Available data

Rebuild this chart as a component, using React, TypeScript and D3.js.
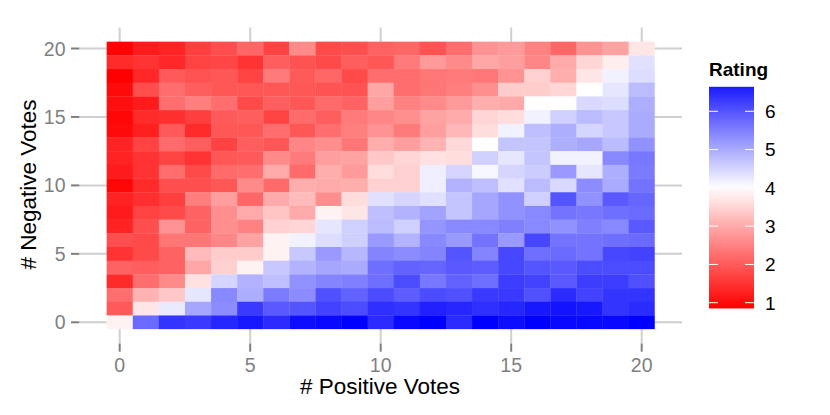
import React from 'react';
import * as d3 from 'd3';

const positiveTicks = [0, 5, 10, 15, 20];
const negativeTicks = [0, 5, 10, 15, 20];
const legendTicks = [1, 2, 3, 4, 5, 6];
const legendRange = [0.85, 6.64];

// Mean rating per cell. First row is 20 negative votes, last row is 0. Columns are 0..20 positive votes.
const ratings = [
  [0.9, 1.2, 1.3, 1.65, 1.85, 2.15, 1.7, 2.6, 1.8, 1.85, 2.1, 2.15, 1.9, 2.25, 2.7, 2.8, 2.5, 2.15, 2.7, 2.9, 3.7],
  [1.4, 1.5, 1.35, 1.7, 1.75, 1.5, 2.05, 1.9, 1.8, 2.05, 1.95, 2.4, 2.8, 2.6, 2.95, 2.85, 2.55, 3.0, 3.5, 3.8, 4.35],
  [0.86, 1.35, 2.0, 1.9, 1.95, 1.7, 2.4, 2.0, 2.15, 1.8, 2.25, 2.25, 2.35, 2.4, 2.35, 2.7, 3.45, 3.05, 3.7, 4.15, 4.4],
  [1.0, 1.85, 2.25, 2.05, 1.95, 1.95, 1.95, 1.95, 1.9, 1.9, 2.95, 2.25, 2.35, 2.45, 2.65, 3.4, 3.4, 3.5, 4.0, 4.3, 4.8],
  [1.05, 1.2, 2.25, 2.45, 2.25, 1.8, 2.05, 1.95, 2.2, 2.1, 2.85, 2.5, 2.6, 2.8, 3.05, 3.0, 4.0, 4.0, 4.45, 4.4, 4.95],
  [0.95, 1.4, 1.45, 1.65, 2.0, 2.05, 1.7, 2.2, 2.05, 2.4, 2.55, 2.65, 2.9, 3.0, 3.5, 3.6, 4.15, 4.55, 4.8, 4.65, 5.0],
  [1.0, 1.25, 2.0, 1.4, 1.95, 1.95, 2.25, 1.95, 2.25, 2.45, 2.7, 2.4, 2.85, 3.15, 3.6, 4.15, 4.75, 4.95, 4.5, 4.65, 5.0],
  [1.3, 1.7, 2.2, 2.05, 1.7, 2.05, 1.95, 2.55, 2.65, 2.35, 3.05, 2.85, 3.1, 3.55, 4.0, 4.7, 4.7, 4.95, 5.05, 4.8, 5.3],
  [1.3, 1.5, 1.7, 1.5, 1.95, 2.0, 2.6, 2.4, 2.85, 2.9, 3.35, 3.5, 3.65, 3.6, 4.55, 4.3, 4.7, 4.15, 4.15, 5.4, 5.6],
  [1.2, 1.5, 2.25, 1.8, 2.2, 2.25, 3.0, 2.2, 3.05, 2.8, 3.6, 3.45, 4.2, 4.5, 4.1, 4.5, 4.6, 5.2, 4.3, 4.95, 5.55],
  [0.95, 1.4, 1.85, 1.85, 1.95, 2.6, 2.2, 3.05, 3.0, 3.05, 3.45, 3.45, 4.2, 4.9, 4.75, 4.35, 4.8, 4.45, 5.35, 5.0, 5.65],
  [1.3, 1.45, 1.65, 2.45, 2.85, 2.15, 3.0, 3.2, 2.65, 3.6, 4.35, 4.5, 4.35, 4.7, 5.05, 5.3, 4.55, 6.0, 5.3, 5.95, 5.8],
  [1.2, 1.7, 1.8, 2.1, 2.65, 3.0, 3.3, 3.0, 3.85, 3.7, 4.75, 4.9, 5.1, 4.7, 5.05, 5.3, 5.4, 5.65, 5.6, 5.7, 5.75],
  [1.3, 1.85, 2.7, 2.1, 2.65, 2.5, 3.45, 3.5, 4.3, 4.55, 4.8, 4.55, 5.25, 5.4, 5.4, 5.5, 5.4, 5.3, 5.5, 5.4, 5.95],
  [1.85, 1.8, 2.35, 2.35, 2.55, 2.9, 3.85, 4.15, 4.4, 4.55, 5.2, 4.9, 5.4, 5.2, 5.65, 5.2, 6.15, 5.65, 5.65, 5.7, 5.75],
  [1.5, 1.8, 2.1, 3.2, 3.4, 3.4, 3.85, 4.65, 5.2, 4.85, 5.45, 5.35, 5.45, 6.0, 5.45, 6.15, 5.7, 5.75, 5.65, 6.15, 6.2],
  [2.1, 2.05, 2.1, 2.95, 3.45, 3.85, 4.65, 4.9, 5.05, 5.0, 5.7, 5.85, 5.8, 5.95, 5.9, 6.15, 6.0, 5.95, 6.1, 6.1, 6.1],
  [1.4, 2.25, 2.6, 3.65, 4.5, 4.9, 4.75, 5.3, 5.45, 5.5, 5.7, 6.1, 5.6, 5.85, 5.7, 6.25, 6.2, 5.95, 6.25, 6.25, 6.05],
  [2.25, 3.1, 3.35, 4.3, 5.4, 4.95, 5.55, 5.35, 6.05, 5.85, 6.1, 5.9, 6.1, 6.05, 6.3, 6.3, 6.05, 6.45, 6.2, 6.35, 6.35],
  [2.0, 3.7, 4.25, 5.05, 5.35, 6.3, 5.95, 6.0, 6.2, 6.1, 6.4, 6.35, 6.55, 6.5, 6.4, 6.5, 6.65, 6.7, 6.65, 6.35, 6.45],
  [3.85, 5.75, 6.35, 6.3, 6.5, 6.65, 6.45, 6.75, 6.8, 6.9, 6.45, 6.8, 6.9, 6.45, 6.9, 6.75, 6.9, 6.8, 6.8, 6.8, 6.9],
];

const width = 830;
const height = 415;
const font = '"Liberation Sans", Helvetica, Arial, sans-serif';

const x = d3.scaleLinear().domain([0, 20]).range([119.7, 641.7]);
const y = d3.scaleLinear().domain([0, 20]).range([322.3, 48.5]);
const legendY = d3.scaleLinear().domain([1, 6]).range([302.7, 111.3]);

const color = d3.scaleLinear<string>()
  .domain([0.86, 2, 3, 4, 5, 6, 6.9])
  .range(['#ff0000', '#ff5a5a', '#ffaaaa', '#ffffff', '#aaaaff', '#5555ff', '#0000ff'])
  .clamp(true);

export default function App() {
  const cellW = x(1) - x(0);
  const cellH = y(0) - y(1);
  const gradientStops = d3.range(0, 1.001, 0.05);

  return (
    <svg width={width} height={height} style={{ position: 'absolute', left: 0, top: 0, fontFamily: font }}>
      <defs>
        <linearGradient id="ratingBar" x1="0" x2="0" y1="1" y2="0">
          {gradientStops.map(t => (
            <stop key={t} offset={t} stopColor={color(legendRange[0] + t * (legendRange[1] - legendRange[0]))} />
          ))}
        </linearGradient>
      </defs>

      {/* grid lines sit under the tiles */}
      {positiveTicks.map(t => (
        <g key={t}>
          <line x1={x(t)} x2={x(t)} y1={27.5} y2={343.5} stroke="#d0d0d0" strokeWidth={2} />
          <line x1={x(t)} x2={x(t)} y1={343.5} y2={351.7} stroke="#7f7f7f" strokeWidth={2} />
          <text x={x(t)} y={371.5} fontSize={19.5} fill="#7f7f7f" textAnchor="middle">{t}</text>
        </g>
      ))}
      {negativeTicks.map(t => (
        <g key={t}>
          <line x1={79.3} x2={682} y1={y(t)} y2={y(t)} stroke="#d0d0d0" strokeWidth={2} />
          <line x1={71} x2={79.3} y1={y(t)} y2={y(t)} stroke="#7f7f7f" strokeWidth={2} />
          <text x={65.5} y={y(t)} dy="0.36em" fontSize={19.5} fill="#7f7f7f" textAnchor="end">{t}</text>
        </g>
      ))}

      {/* tiles overlap a hair so the seams stay faint */}
      {ratings.map((row, i) =>
        row.map((v, j) => (
          <rect
            key={`${i}-${j}`}
            x={x(j) - cellW / 2}
            y={y(20 - i) - cellH / 2}
            width={cellW + (j < 20 ? 0.3 : 0)}
            height={cellH + (i < 20 ? 0.3 : 0)}
            fill={color(v)}
          />
        ))
      )}

      <text x={380} y={394} fontSize={22.5} textAnchor="middle" fill="#000">
        # Positive Votes
      </text>
      <text transform="translate(36,184.5) rotate(-90)" fontSize={22.5} textAnchor="middle" fill="#000">
        # Negative Votes
      </text>

      <text x={709} y={76} fontSize={19} fontWeight="bold" fill="#000">Rating</text>
      <rect x={709} y={legendY(legendRange[1])} width={45} height={legendY(legendRange[0]) - legendY(legendRange[1])} fill="url(#ratingBar)" />
      {legendTicks.map(t => (
        <g key={t}>
          <line x1={709} x2={718} y1={legendY(t)} y2={legendY(t)} stroke="#fff" strokeWidth={1} />
          <line x1={745} x2={754} y1={legendY(t)} y2={legendY(t)} stroke="#fff" strokeWidth={1} />
          <text x={765} y={legendY(t)} dy="0.36em" fontSize={19} fill="#000">{t}</text>
        </g>
      ))}
    </svg>
  );
}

Problem
The lines from the start of the data through the line that contains "const legendRange = [0.85, 6.64];" are to be returned exactly, please, with both ends included and every picture left out.

Result below
Rebuild this chart as a component, using React, TypeScript and D3.js.
import React from 'react';
import * as d3 from 'd3';

const positiveTicks = [0, 5, 10, 15, 20];
const negativeTicks = [0, 5, 10, 15, 20];
const legendTicks = [1, 2, 3, 4, 5, 6];
const legendRange = [0.85, 6.64];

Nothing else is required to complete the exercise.